Lo Kwa Mei-en’s second collection of poems, The Bees Make Money in the Lion, is a loaded, postmodern experience. As if to channel versions of dystopia, Mei-en crafts poems that embrace the notion of discordance at its fullest. Most of the poems explore, to a great extent, the idea of identity as it relates to aliens, citizens, gender, androids, and generically speaking, immigrants. The poems’ titles provide the most continuity insofar as many of them repeat certain words (aubade, pastoral, alien, babel), a gesture that provides some thematic continuity. As a whole, however, the collection works hard to disassemble continuity, challenging the reader’s comfort levels. In place of a storyline, language swirls and swarms. Cohesive meaning falters in poems grafted from heady fragments such as: “Motherboard, I am thoughtless when I should resemble jazz, / new, not news. My face is a phobia / let go.” Or, “Lo, I am lions.” Lines like these borrow from high and low registers, and words strung together without a formal apology make no promise to a reader seeking easy meanings. If the reader lets go, however, she might enjoy the discordant play at stake in these poems.
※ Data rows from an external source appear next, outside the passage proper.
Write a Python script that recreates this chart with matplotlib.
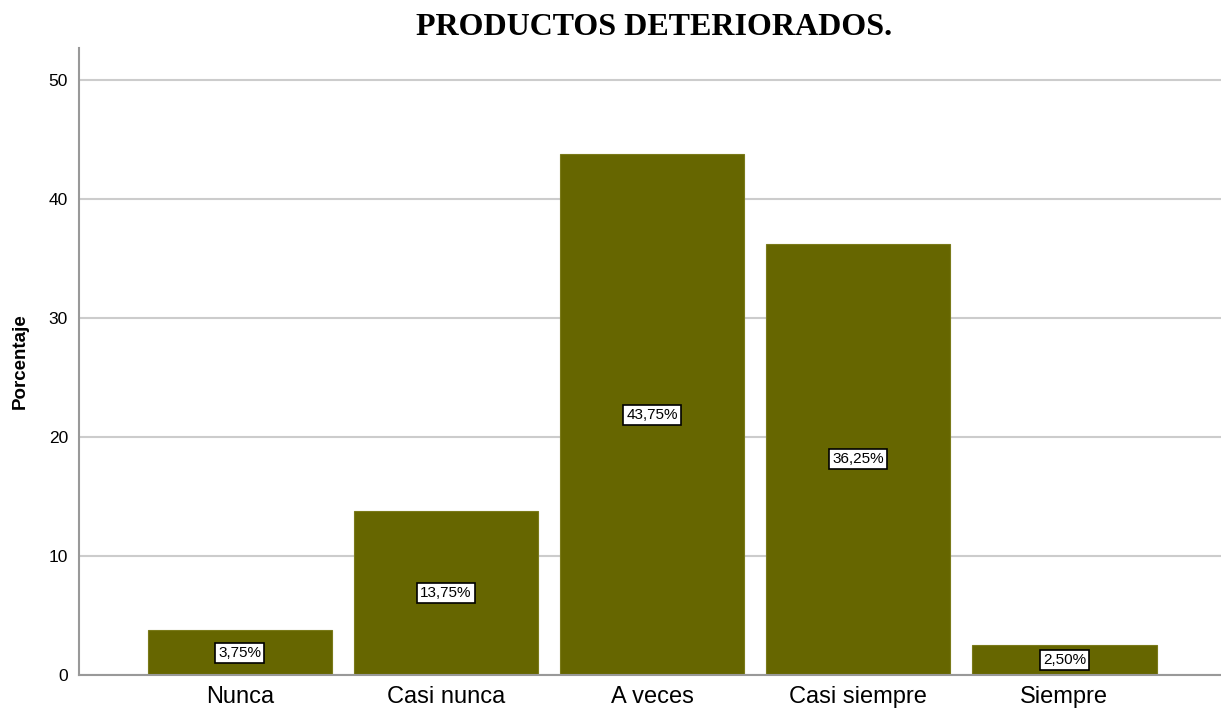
import matplotlib
matplotlib.use("Agg")
import matplotlib.pyplot as plt

categories = ["Nunca", "Casi nunca", "A veces", "Casi siempre", "Siempre"]
percentages = [3.75, 13.75, 43.75, 36.25, 2.50]
bar_labels = ["3,75%", "13,75%", "43,75%", "36,25%", "2,50%"]
y_ticks = [0, 10, 20, 30, 40, 50]

fig = plt.figure(figsize=(12.21, 7.12), dpi=100)
ax = fig.add_axes([0.0647, 0.052, 0.9353, 0.8806])

x = list(range(len(categories)))
ax.set_axisbelow(True)
ax.yaxis.grid(True, color="#cccccc", linewidth=1.5)
ax.bar(x, percentages, width=0.895, color="#666600", edgecolor="#7a7a1a", linewidth=0.8)

for xi, val, lab in zip(x, percentages, bar_labels):
    ax.text(xi, val / 2, lab, ha="center", va="center", fontsize=11,
            family="Liberation Sans",
            bbox=dict(boxstyle="square,pad=0.2", facecolor="white", edgecolor="black", linewidth=1.2))

ax.set_xlim(-0.78, 4.76)
ax.set_ylim(0, 52.7)
ax.set_xticks(x)
ax.set_xticklabels(categories, fontsize=17, family="Liberation Sans")
ax.set_yticks(y_ticks)
ax.set_yticklabels([str(t) for t in y_ticks], fontsize=12.5, family="Liberation Sans")
ax.tick_params(length=0)
ax.tick_params(axis="x", pad=8)
ax.tick_params(axis="y", pad=8)

for side in ["top", "right"]:
    ax.spines[side].set_visible(False)
for side in ["left", "bottom"]:
    ax.spines[side].set_color("#999999")
    ax.spines[side].set_linewidth(1.5)

ax.set_ylabel("Porcentaje", fontsize=13.5, fontweight="bold", family="Liberation Sans", labelpad=14)
fig.text(0.536, 0.962, "PRODUCTOS DETERIORADOS.", ha="center", va="center",
         fontsize=23, fontweight="bold", family="Liberation Serif")

fig.savefig("out.png", dpi=100)
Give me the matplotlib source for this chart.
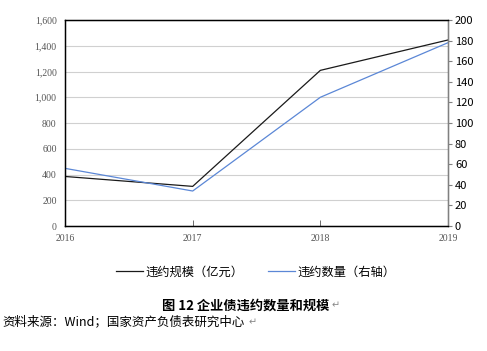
import matplotlib.pyplot as plt
from matplotlib.ticker import FuncFormatter

plt.rcParams['font.family'] = ['Noto Sans CJK SC', 'DejaVu Sans']

# 数据
years = ['2016', '2017', '2018', '2019']
scale = [385, 308, 1209, 1445]      # 违约规模（亿元），左轴
count = [56, 34, 125, 178]          # 违约数量，右轴

fig = plt.figure(figsize=(4.87, 3.51), dpi=100)
ax = fig.add_axes([0.1335, 0.356, 0.7865, 0.587])
ax2 = ax.twinx()

x = range(len(years))
l1, = ax.plot(x, scale, color='#1a1a1a', lw=0.9)
l2, = ax2.plot(x, count, color='#5b87d6', lw=0.9)

ax.set_xlim(0, 3)
ax.set_ylim(0, 1600)
ax.set_yticks(range(0, 1601, 200))
ax.yaxis.set_major_formatter(FuncFormatter(lambda v, p: f'{int(v):,}'))
ax2.set_ylim(0, 200)
ax2.set_yticks(range(0, 201, 20))

ax.grid(axis='y', color='#d0d0d0', lw=0.8)
ax.set_axisbelow(True)
ax.set_xticks(list(x))
ax.set_xticklabels(years)

for lab in ax.get_xticklabels() + ax.get_yticklabels():
    lab.set_fontfamily('Liberation Serif')
    lab.set_fontsize(7)
    lab.set_color('#555555')
for lab in ax2.get_yticklabels():
    lab.set_fontsize(8)
    lab.set_color('black')

ax.tick_params(axis='y', length=0, pad=6)
ax.tick_params(axis='x', length=4, direction='in', pad=6, width=0.6, color='#555555')
ax2.tick_params(axis='y', length=3, width=0.8, color='#808080', pad=2)

for s in ['top', 'left', 'bottom']:
    ax2.spines[s].set_color('black')
    ax2.spines[s].set_linewidth(1.0)
ax2.spines['right'].set_color('#808080')
ax2.spines['right'].set_linewidth(1.0)

fig.legend([l1, l2], ['违约规模（亿元）', '违约数量（右轴）'], loc='center',
           bbox_to_anchor=(0.525, 0.225), ncol=2, frameon=False, fontsize=8.8,
           handlelength=2.2, handletextpad=0.2, columnspacing=2.0)

fig.text(0.505, 0.13, '图 12 企业债违约数量和规模', ha='center', va='center',
         fontsize=9.5, fontweight='bold')
fig.text(0.68, 0.13, '↵', ha='left', va='center', fontsize=7, color='#888888',
         family=['DejaVu Sans'])
fig.text(0.004, 0.082, '资料来源：Wind；国家资产负债表研究中心', ha='left', va='center',
         fontsize=9)
fig.text(0.51, 0.082, '↵', ha='left', va='center', fontsize=7, color='#888888',
         family=['DejaVu Sans'])

fig.savefig('out.png', dpi=100)
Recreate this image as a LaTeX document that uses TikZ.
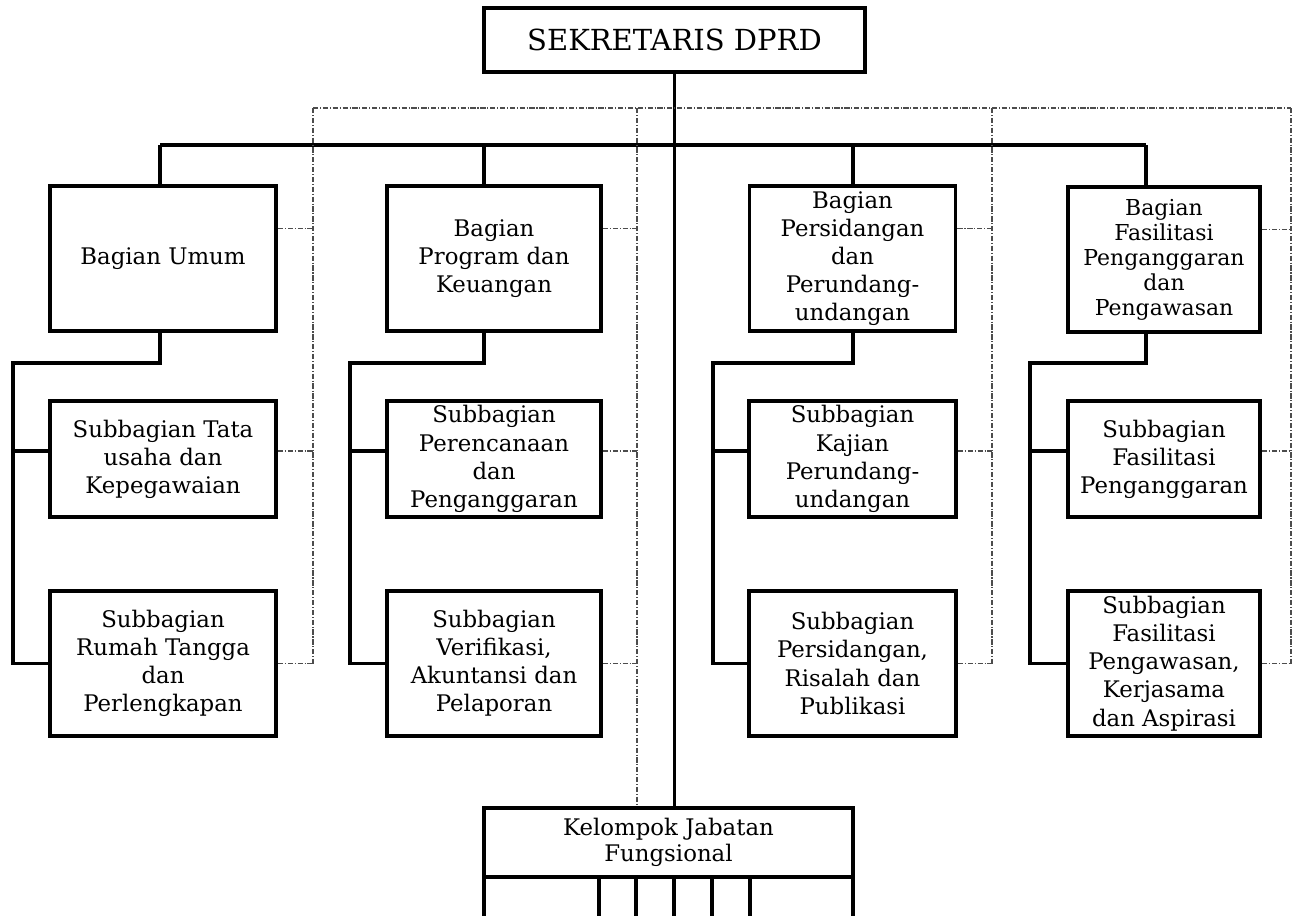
\documentclass[tikz,border=0pt]{standalone}
\usepackage{fontspec}
\setmainfont{DejaVu Serif}
\usepackage{tikz}
\usetikzlibrary{positioning}

\tikzset{
  unit/.style={draw, line width=2.2pt, align=center, inner sep=0pt,
    font=\fontsize{13}{16}\selectfont},
  conn/.style={line width=2pt},
  staff/.style={line width=0.6pt, black!70,
    dash pattern=on 3pt off 1pt on 0.6pt off 1pt},
}

\begin{document}
\begin{tikzpicture}[x=0.02cm,y=-0.02cm]
\useasboundingbox (0,0) rectangle (1299,916);

% Pimpinan
\node[unit, line width=2pt, minimum width=7.62cm, minimum height=1.28cm,
  font=\fontsize{16.5}{20}\selectfont] (sek) at (674.5,40) {SEKRETARIS DPRD};

% Bagian
\node[unit, minimum width=4.52cm, minimum height=2.9cm] (b1) at (163,258.5) {Bagian Umum};
\node[unit, minimum width=4.28cm, minimum height=2.9cm] (b2) at (494,258.5) {Bagian\\Program dan\\Keuangan};
\node[unit, minimum width=4.12cm, minimum height=2.9cm] (b3) at (852.5,258.5) {Bagian\\Persidangan\\dan\\Perundang-\\undangan};
\node[unit, minimum width=3.84cm, minimum height=2.9cm,
  font=\fontsize{12.5}{14.2}\selectfont] (b4) at (1164,259.5) {Bagian\\Fasilitasi\\Penganggaran\\dan\\Pengawasan};

% Subbagian, baris pertama
\node[unit, minimum width=4.52cm, minimum height=2.32cm] (p1) at (163,459) {Subbagian Tata\\usaha dan\\Kepegawaian};
\node[unit, minimum width=4.28cm, minimum height=2.32cm] (p2) at (494,459) {Subbagian\\Perencanaan\\dan\\Penganggaran};
\node[unit, minimum width=4.14cm, minimum height=2.32cm] (p3) at (852.5,459) {Subbagian\\Kajian\\Perundang-\\undangan};
\node[unit, minimum width=3.84cm, minimum height=2.32cm] (p4) at (1164,459) {Subbagian\\Fasilitasi\\Penganggaran};

% Subbagian, baris kedua
\node[unit, minimum width=4.52cm, minimum height=2.9cm] (q1) at (163,663.5) {Subbagian\\Rumah Tangga\\dan\\Perlengkapan};
\node[unit, minimum width=4.28cm, minimum height=2.9cm] (q2) at (494,663.5) {Subbagian\\Verifikasi,\\Akuntansi dan\\Pelaporan};
\node[unit, minimum width=4.14cm, minimum height=2.9cm] (q3) at (852.5,663.5) {Subbagian\\Persidangan,\\Risalah dan\\Publikasi};
\node[unit, minimum width=3.84cm, minimum height=2.9cm] (q4) at (1164,663.5) {Subbagian\\Fasilitasi\\Pengawasan,\\Kerjasama\\dan Aspirasi};

% Jabatan fungsional
\node[unit, minimum width=7.38cm, minimum height=1.38cm,
  font=\fontsize{13}{15}\selectfont] (kjf) at (668.5,842.5) {Kelompok Jabatan\\Fungsional};

% Garis komando
\coordinate (d1) at (160,145);
\coordinate (d2) at (484,145);
\coordinate (d3) at (853,145);
\coordinate (d4) at (1146,145);
\coordinate (s1) at (13,363);
\coordinate (s2) at (350,363);
\coordinate (s3) at (713,363);
\coordinate (s4) at (1030,363);

\draw[conn] (sek.south) -- (sek.south |- kjf.north);
\draw[conn] (d1) -- (d4);
\foreach \i in {1,...,4} {
  \coordinate (pw\i) at ([yshift=0.16cm]p\i.west);
  \draw[conn] (d\i) -- (d\i |- b\i.north);
  \draw[conn] (b\i.south -| d\i) |- (s\i) -- (s\i |- q\i.west) -- (q\i.west);
  \draw[conn] (s\i |- pw\i) -- (pw\i);
}
\foreach \x in {484,599,636,674,712,750,853}
  \draw[conn] (kjf.south -| \x,0) -- (\x,916);

% Garis koordinasi
\coordinate (g1) at (313,108);
\coordinate (g2) at (637,108);
\coordinate (g3) at (992,108);
\coordinate (g4) at (1291,108);
\draw[staff] (g1) -- (g4);
\foreach \i in {1,3,4}
  \draw[staff] (g\i) -- (g\i |- q1.east);
\draw[staff] (g2) -- (g2 |- kjf.north);
\foreach \i in {1,...,4} {
  \coordinate (be\i) at ([yshift=0.6cm]b\i.east);
  \coordinate (pe\i) at ([yshift=0.16cm]p\i.east);
  \draw[staff] (be\i) -- (be\i -| g\i);
  \draw[staff] (pe\i) -- (pe\i -| g\i);
  \draw[staff] (q\i.east) -- (q\i.east -| g\i);
}
\end{tikzpicture}
\end{document}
There are a few that bear the disguise of a clear storyline, such as “Romance with Blackout,” but most in the collection dispense with transparency and prefer sonic anarchy. It seems fair to say Mei-en fancies clever word combinations and melodic meltdowns. As a whole, the collection could be attractive to anyone tired of so-called traditional poems. If you enjoy inharmonious syntax and agitated language, there are many poems that excite here, replete with blips like: “the hive of distance” or “the bliss against blitz.” But those seeking comfort will be frustrated by the collection, as many of the poems puzzle. What does it all mean? Yes, life is alien and alienating, as these poems attest, and perhaps nonsense for those who feel like aliens inwardly can be a certain refuge. For poems that cut off, that fracture the speaker’s voice, and that conjure peculiar figures like “Human system, you white glaciar with an animal’s face / filled kings sleep in,” this book is an antidote. Those pleasure-seekers might view this collection as the hive making money in the lion they have been reading so many poems to find.